Wimbledon-Finalistin Sabine Lisicki unterlag dagegen im Achtelfinale der früheren French-Open-Siegerin Li Na (China/Nr. 4) mit 5:7, 4:6. Die Weltranglisten-16. aus Berlin musste viermal ihren Aufschlag abgeben. Die an Nummer sieben gesetzte Angelique Kerber (Kiel), in der Vorwoche in Tokio erst im Finale an Petra Kvitova (Tschechien) gescheitert, trifft am Donnerstag in der Runde der letzten 16 auf Roberta Vinci aus Italien.
Für Kerber geht es in Peking um einen Platz beim Masters der acht weltbesten Spielerinnen in Istanbul (22. bis 27. Oktober). Die 25-Jährige ist derzeit die Nummer acht in der Wertung "Road to Istanbul".
Petkovic zeigte derweil auch gegen die im Ranking 18 Plätze besser notierte Kusnezowa (WTA: 25) ansteigende Form. Selbst als die Russin im zweiten Satz nach einem 2:5-Rückstand auf 4:5 verkürzte und zwei Spielbälle zum Ausgleich hatte, behielt die Hessin kühlen Kopf. Wohlwissend, dass der Körper inzwischen hält und die Matchpraxis ihr übriges tut. In den letzten acht Partien musste Petkovic sechsmal über drei Sätze gehen – dabei sprangen vier Siege heraus.

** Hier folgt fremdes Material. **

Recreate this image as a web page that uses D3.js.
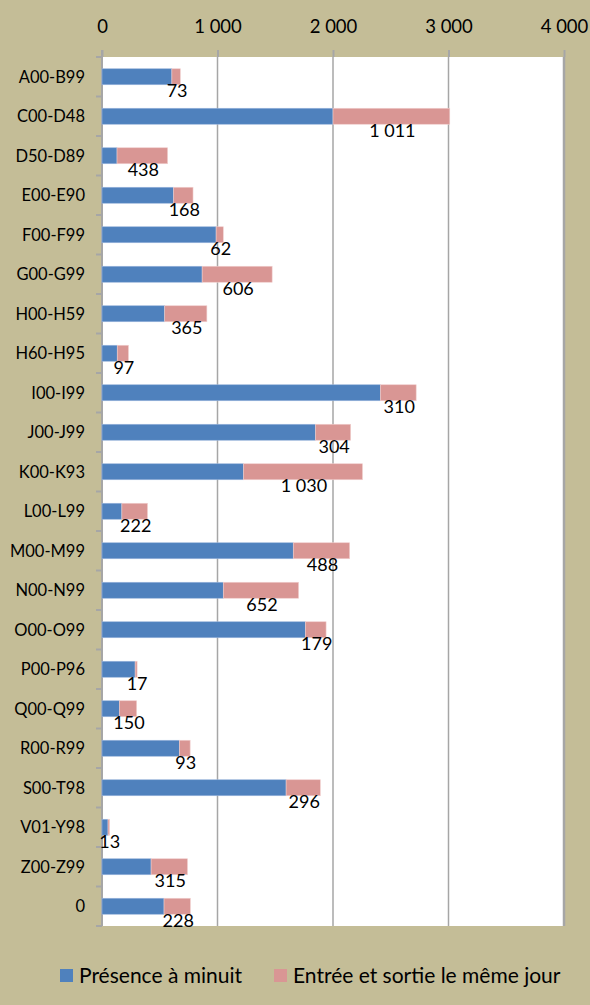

Ende August hatte die konstanteste Grand-Slam-Spielerin von 2011 nach ihrer enttäuschenden Erstrunden-Niederlage bei den US Open in New York gegen Bojana Jovanovski (Serbien) noch über das fehlende "Grundselbstvertrauen" geklagt. "Ich werde auf dem Platz panisch, wenn ich in ungewohnte Situationen kommen", hatte "Petko" damals unter Tränen erklärt: "Ich muss akzeptieren, dass ich nach meinen Verletzungen all die Emotionen nochmal durchmachen muss. Es ist, als würde ich von vorne beginnen."

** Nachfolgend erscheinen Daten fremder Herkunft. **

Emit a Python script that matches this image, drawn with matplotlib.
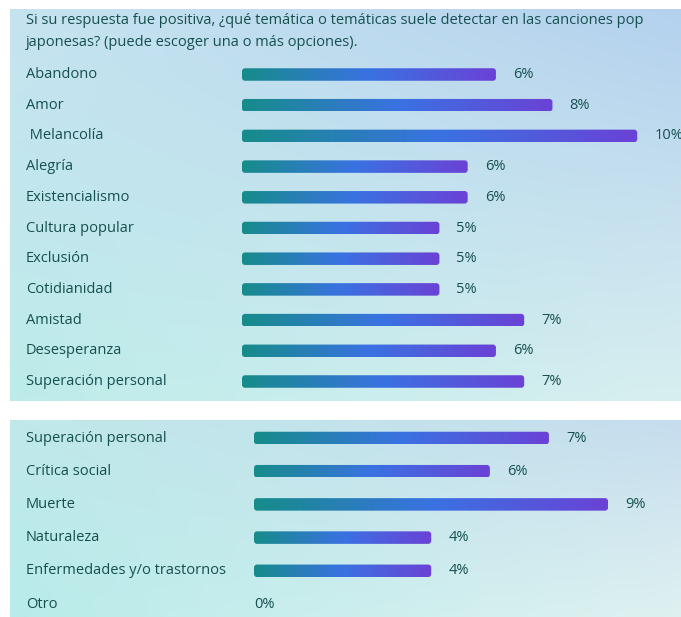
import numpy as np
import matplotlib.pyplot as plt
from matplotlib.colors import LinearSegmentedColormap, to_rgb
from matplotlib.patches import FancyBboxPatch
import matplotlib.transforms as mtransforms

plt.rcParams['font.family'] = ['Open Sans', 'DejaVu Sans']

# datos
titulo = ("Si su respuesta fue positiva, ¿qué temática o temáticas suele detectar en las canciones pop\n"
          "japonesas? (puede escoger una o más opciones).")
temas_1 = ["Abandono", "Amor", " Melancolía", "Alegría", "Existencialismo", "Cultura popular",
           "Exclusión", "Cotidianidad", "Amistad", "Desesperanza", "Superación personal"]
valores_1 = [6.38, 7.80, 9.93, 5.67, 5.67, 4.96, 4.96, 4.96, 7.09, 6.38, 7.09]
temas_2 = ["Superación personal", "Crítica social", "Muerte", "Naturaleza",
           "Enfermedades y/o trastornos", "Otro"]
valores_2 = [7.09, 5.67, 8.51, 4.26, 4.26, 0.0]

W, H = 681, 617
texto = '#15504f'
grad_barra = LinearSegmentedColormap.from_list('barra', ['#168c8a', '#3a72e2', '#6a42d6'])


def fondo(ax, c_tl, c_tr, c_bl, c_br):
    u = np.linspace(0, 1, 200)
    gx, gy = np.meshgrid(u, u)
    img = np.zeros((200, 200, 3))
    for c, w in [(c_tl, (1 - gx) * (1 - gy)), (c_tr, gx * (1 - gy)),
                 (c_bl, (1 - gx) * gy), (c_br, gx * gy)]:
        img += np.array(to_rgb(c)) * w[..., None]
    ax.imshow(img, extent=[0, 1, 0, 1], transform=ax.transAxes, aspect='auto', zorder=0)


def panel(rect_px, x0_px, px_per_pct, y0_px, row_px, temas, valores, label_px, colores):
    l, t, r, b = rect_px
    ax = fig.add_axes([l / W, 1 - b / H, (r - l) / W, (b - t) / H])
    ax.axis('off')
    fondo(ax, *colores)

    y = np.arange(len(temas))
    alto = 12.5 / row_px
    barras = ax.barh(y, valores, height=alto, color='none', edgecolor='none')
    grad = np.linspace(0, 1, 256).reshape(1, -1)
    radio = 3.0
    for barra in barras:
        x, yb = barra.get_x(), barra.get_y()
        w, h = barra.get_width(), barra.get_height()
        if w <= 0:
            continue
        clip = FancyBboxPatch((x, yb), w, h,
                              boxstyle=f"round,pad=0,rounding_size={radio / px_per_pct}",
                              mutation_aspect=px_per_pct / row_px,
                              facecolor='none', edgecolor='none')
        ax.add_patch(clip)
        im = ax.imshow(grad, cmap=grad_barra, extent=[x, x + w, yb + h, yb],
                       aspect='auto', zorder=2)
        im.set_clip_path(clip)

    tr = mtransforms.blended_transform_factory(ax.transAxes, ax.transData)
    lx = (label_px - l) / (r - l)
    for i, (tema, v) in enumerate(zip(temas, valores)):
        ax.text(lx, i, tema, transform=tr, ha='left', va='center',
                fontsize=10.5, color=texto, fontweight='medium')
        xt = v + (17 / px_per_pct if v > 0 else 0)
        ax.text(xt, i, f"{round(v)}%", ha='left', va='center',
                fontsize=10.5, color=texto, fontweight='medium')
    ax.set_xlim((l - x0_px) / px_per_pct, (r - x0_px) / px_per_pct)
    ax.set_ylim((b - y0_px) / row_px, (t - y0_px) / row_px)
    return ax


fig = plt.figure(figsize=(W / 100, H / 100), dpi=100, facecolor='white')

ax1 = panel((10, 9, 681, 401), 242, 39.8, 74.5, 30.7, temas_1, valores_1, 26,
            ('#c6e3f0', '#b4d1ee', '#bdecea', '#d8eff0'))
ax1.text((26 - 10) / 671, 1 - (13 - 9) / 392, titulo, transform=ax1.transAxes,
         ha='left', va='top', fontsize=10.5, color=texto, linespacing=1.6,
         fontweight='medium')

ax2 = panel((10, 420, 681, 617), 254, 41.6, 438, 33.2, temas_2, valores_2, 26,
            ('#c0e8ea', '#c6ddee', '#b8ecea', '#dff1f1'))

fig.savefig('out.png', dpi=100, facecolor='white')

In Peking scheint sie sich alles im Schnelldurchlauf zurückzuholen. Mittelfristig will die stets nach Höherem strebende Einser-Abiturientin wieder in die Weltspitze. "Man muss hohe Ziele haben. Ohne geht es nicht", meinte Petkovic. Schon gar nicht für sie.
Auch deshalb überlässt sie in ihrer zweiten Karriere, wie sie es nennt, nichts dem Zufall. Teil des Teams ist zurzeit auch Trainingspartner Dusan Vemic. Der Ex-Profi gehörte bis vor kurzem noch zum Stab des Weltranglistenersten Novak Djokovic (Serbien). Auch eine Physiotherapeutin ist stets dabei.
Ex-Profi Nicolas Kiefer traut Petkovic den Sprung zurück in die Top Ten jedenfalls zu. "Es wird ein langer Weg, aber Andrea kann das packen. Der Vorteil ist, dass sie weiß, wie man dahinkommt", sagte die frühere Nummer vier der Welt dem SID.
Inzwischen ist bei Petkovic in Sachen Trainingsumfang weniger mehr. Sie absolviert kürzere Einheiten mit höherer Intensität und ernährt sich nach einem speziellen Plan. "Ich will alles versuchen, um wieder dahin zu kommen, wo ich mal war", sagte die Fed-Cup-Spielerin.